随着国防、经济以及工业的发展，空化研究在很多领域都展现出了重要价值，在导弹出水、水下航行器的运行以及新型医疗器械的开发中都具有指导作用。空化是指在液体内部局部压力低于饱和蒸汽压时发生的相变现象，其关键过程是泡群的初生、发展和溃灭。气泡在复杂边界附近运动时会产生非球形变形并导致高速射流的产生，气泡快速脉动还会诱发高强度的压力波，这两个因素使得气泡具有很强的“破坏性”。高精度数值模拟显示，泡群运动具有更复杂的特征。时间特征上，泡群的周期相对单气泡的周期更长；压力特征上，泡群中心气泡的溃灭压力相对单气泡的溃灭压力存在明显的增幅。此外，泡群的溃灭表现出由外向内的特征，这个过程伴随着能量的传递和聚焦。本文旨在通过数值仿真和理论分析研究气泡相互作用中的能量传递规律，以深入分析泡群溃灭压力的形成机理并提高其定量预测精度。具体研究包括以下几个方面：

（1）双泡能量传递研究。辐射($\alpha$)-接收($\beta$)结构能量传递模型是泡群能量传递模型的基础，通过量纲分析确定两个主要的无量纲参数为无量纲距离和初始能量比，本文重点研究了这两个参数对能量传递率以及相对射流能量的影响。结果表明，当两个气泡初始半径完全相等时，随着无量纲距离以及初始能量比的增加，能量传递率$\varepsilon$呈现下降趋势。当无量纲距离增大时，两泡间的相互作用减弱，相对接收能量与无量纲距离间满足关系：$\varepsilon  \propto \frac{1}{d^2}$。而当初始能量比增加时，$\beta$泡内最大压力先增加后减少，相对射流能量与初始能量比的关系为：$J  \propto \psi$。

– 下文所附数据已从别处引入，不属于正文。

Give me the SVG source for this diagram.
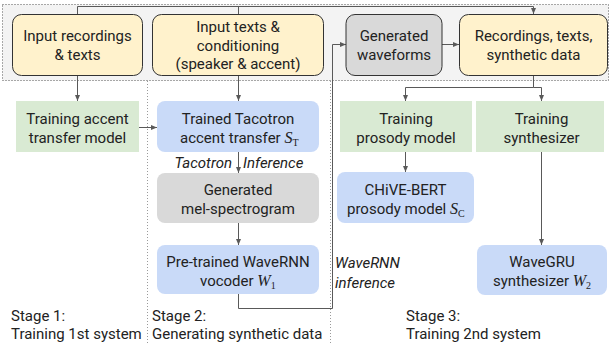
<svg xmlns="http://www.w3.org/2000/svg" width="611" height="345" viewBox="0 0 611 345">
<defs>
<marker id="arr" viewBox="0 0 6 6" refX="6" refY="3" markerWidth="6" markerHeight="6" orient="auto" markerUnits="userSpaceOnUse">
<path d="M0,0.5 L6,3 L0,5.5 z" fill="#595959"/>
</marker>
<style>
text{font-family:Roboto,"Liberation Sans",sans-serif;font-size:15px;fill:#222;}
.c{text-anchor:middle;}
.it{font-style:italic;}
.m{font-family:"Liberation Serif","DejaVu Serif",serif;font-style:italic;font-size:16px;}
.sub{font-family:"Liberation Serif","DejaVu Serif",serif;font-size:10px;}
.y{fill:#fff2cc;stroke:#333;stroke-width:1;}
.g{fill:#d9d9d9;stroke:#333;stroke-width:1;}
.gn{fill:#d9d9d9;}
.b{fill:#c9daf8;}
.gr{fill:#d9ead3;}
.ln{fill:none;stroke:#595959;stroke-width:1;}
.dot{fill:none;stroke:#9a9a9a;stroke-width:1;stroke-dasharray:1 2;}
</style>
</defs>
<rect x="2.5" y="4.5" width="606" height="76" fill="#f3f3f3" stroke="#555" stroke-width="1" stroke-dasharray="1 2"/>
<line class="dot" x1="147.5" y1="81" x2="147.5" y2="345"/>
<line class="dot" x1="330.5" y1="81" x2="330.5" y2="345"/>

<g id="connectors">
<path class="ln" d="M77.5,14 V6.5 H533.5 V14" marker-end="url(#arr)"/>
<path class="ln" d="M238.5,14 V6.5"/>
<path class="ln" d="M442,44.5 H459" marker-end="url(#arr)"/>
<path class="ln" d="M77.5,75 V101" marker-end="url(#arr)"/>
<path class="ln" d="M238.5,75 V101" marker-end="url(#arr)"/>
<path class="ln" d="M139,127.5 H157" marker-end="url(#arr)"/>
<path class="ln" d="M238.5,151 V173" marker-end="url(#arr)"/>
<path class="ln" d="M238.5,223 V245" marker-end="url(#arr)"/>
<path class="ln" d="M238.5,294 V308.5 H332.5 V44.5 H346" marker-end="url(#arr)"/>
<path class="ln" d="M533.5,75 V87.5 H405.5 V101" marker-end="url(#arr)"/>
<path class="ln" d="M533.5,87.5 H541.5 V101" marker-end="url(#arr)"/>
<path class="ln" d="M405.5,152 V172" marker-end="url(#arr)"/>
<path class="ln" d="M541.5,152 V245" marker-end="url(#arr)"/>
</g>

<g id="input-recordings">
<rect class="y" x="12.5" y="14.5" width="130" height="61" rx="9"/>
<text class="c" x="77.5" y="40.5">Input recordings</text>
<text class="c" x="77.5" y="59.5">&amp; texts</text>
</g>
<g id="input-texts">
<rect class="y" x="152.5" y="14.5" width="171" height="61" rx="9"/>
<text class="c" x="238" y="32">Input texts &amp;</text>
<text class="c" x="238" y="50.5">conditioning</text>
<text class="c" x="238" y="69">(speaker &amp; accent)</text>
</g>
<g id="generated-waveforms">
<rect class="g" x="346" y="14.5" width="96" height="61" rx="9"/>
<text class="c" x="394" y="40.5">Generated</text>
<text class="c" x="394" y="59.5">waveforms</text>
</g>
<g id="recordings-synthetic">
<rect class="y" x="459.5" y="14.5" width="148" height="61" rx="9"/>
<text class="c" x="533.5" y="40.5">Recordings, texts,</text>
<text class="c" x="533.5" y="59.5">synthetic data</text>
</g>

<g id="training-accent">
<rect class="gr" x="16" y="101" width="123" height="51"/>
<text class="c" x="77.5" y="123.5">Training accent</text>
<text class="c" x="77.5" y="142.5">transfer model</text>
</g>
<g id="trained-tacotron">
<rect class="b" x="157" y="101" width="162" height="51" rx="8"/>
<text class="c" x="238" y="123.5">Trained Tacotron</text>
<text x="180" y="142.5">accent transfer <tspan class="m">S</tspan><tspan class="sub" dy="3">T</tspan></text>
</g>
<g id="tacotron-inference-label">
<text class="it" x="232" y="167.5" text-anchor="end">Tacotron</text>
<text class="it" x="243" y="167.5">Inference</text>
</g>
<g id="mel-spectrogram">
<rect class="gn" x="157" y="173" width="162" height="50" rx="8"/>
<text class="c" x="238" y="195">Generated</text>
<text class="c" x="238" y="214">mel-spectrogram</text>
</g>
<g id="wavernn-vocoder">
<rect class="b" x="157" y="245" width="162" height="49" rx="8"/>
<text class="c" x="238" y="266.5">Pre-trained WaveRNN</text>
<text x="200" y="285.5">vocoder <tspan class="m">W</tspan><tspan class="sub" dy="3">1</tspan></text>
</g>
<g id="wavernn-inference-label">
<text class="it" x="335" y="267.5">WaveRNN</text>
<text class="it" x="335" y="287.5">inference</text>
</g>

<g id="training-prosody">
<rect class="gr" x="340" y="101" width="132" height="51"/>
<text class="c" x="406" y="123.5">Training</text>
<text class="c" x="406" y="142.5">prosody model</text>
</g>
<g id="training-synth">
<rect class="gr" x="476" y="101" width="128" height="51"/>
<text class="c" x="541.5" y="123.5">Training</text>
<text class="c" x="541.5" y="142.5">synthesizer</text>
</g>
<g id="chive-bert">
<rect class="b" x="337" y="172" width="137" height="51" rx="8"/>
<text class="c" x="405.5" y="194.5">CHiVE-BERT</text>
<text x="347" y="213.5">prosody model <tspan class="m">S</tspan><tspan class="sub" dy="3">C</tspan></text>
</g>
<g id="wavegru">
<rect class="b" x="477" y="245" width="130" height="50" rx="8"/>
<text class="c" x="542" y="266.5">WaveGRU</text>
<text x="493" y="285.5">synthesizer <tspan class="m">W</tspan><tspan class="sub" dy="3">2</tspan></text>
</g>

<g id="stage-labels">
<text x="11" y="321">Stage 1:</text>
<text x="11" y="339">Training 1st system</text>
<text x="152" y="321">Stage 2:</text>
<text x="152" y="339">Generating synthetic data</text>
<text x="406" y="321">Stage 3:</text>
<text x="406" y="339">Training 2nd system</text>
</g>
</svg>
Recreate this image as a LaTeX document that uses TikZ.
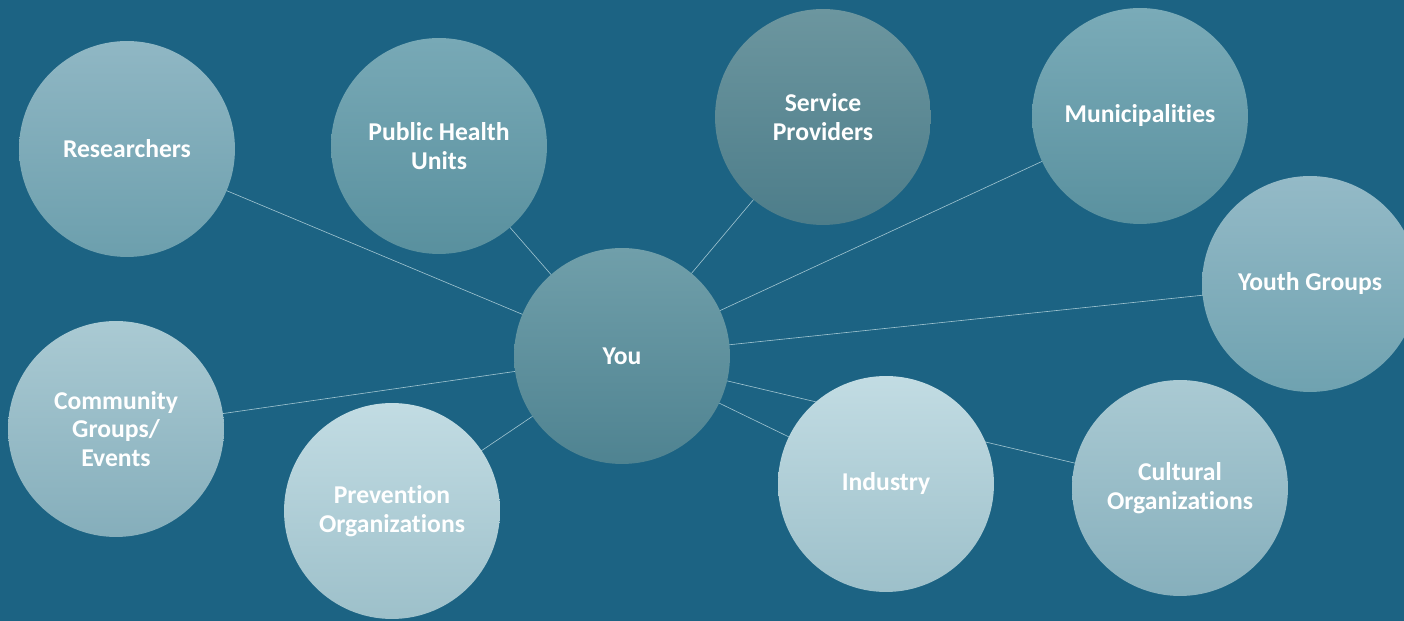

（2）泡群能量传递研究。考虑到泡群溃灭过程中存在层层传递和向内聚焦的特征，本文提出了直链式泡群能量传递模型和聚焦式能量传递模型。直链式泡群模型由一个辐射能量的气泡（$\alpha$）以及若干接受能量的气泡（$\beta$）所构成，并且它们在同一条直线上。通过改变无量纲距离来分析直链式泡群的能量传递规律。结果表明，随着无量纲距离的增大，相对接收能量在下降。在保持无量纲距离的情况下，增加$\beta$泡的数量，发现幅射泡接收到的能量只和接收泡所处的位置有关。聚焦式泡群由若干个辐射能量的气泡（$\alpha$）和一个接受能量的气泡（$\beta$）所构成，其中$\alpha$泡分布在$\beta$泡附近。本文基于势流理论与能量守恒定律，间接得到周围气泡给中心气泡传递的能量与无量纲距离间的关系。随后对三类基础泡群和其复合泡群进行了仿真计算。数值结果表明，随着无量纲距离的增大，相对传递能量在减小，这与理论模型预测结果一致。在此基础上，进一步分析了复合结构能量传递与基本结构间的能量传递关系，得到了叠加关系。最后，对聚焦式泡群的压力特征进行分析，再次观察到了压力的增幅效应以及中心气泡溃灭时压力峰值出现的时间滞后现象。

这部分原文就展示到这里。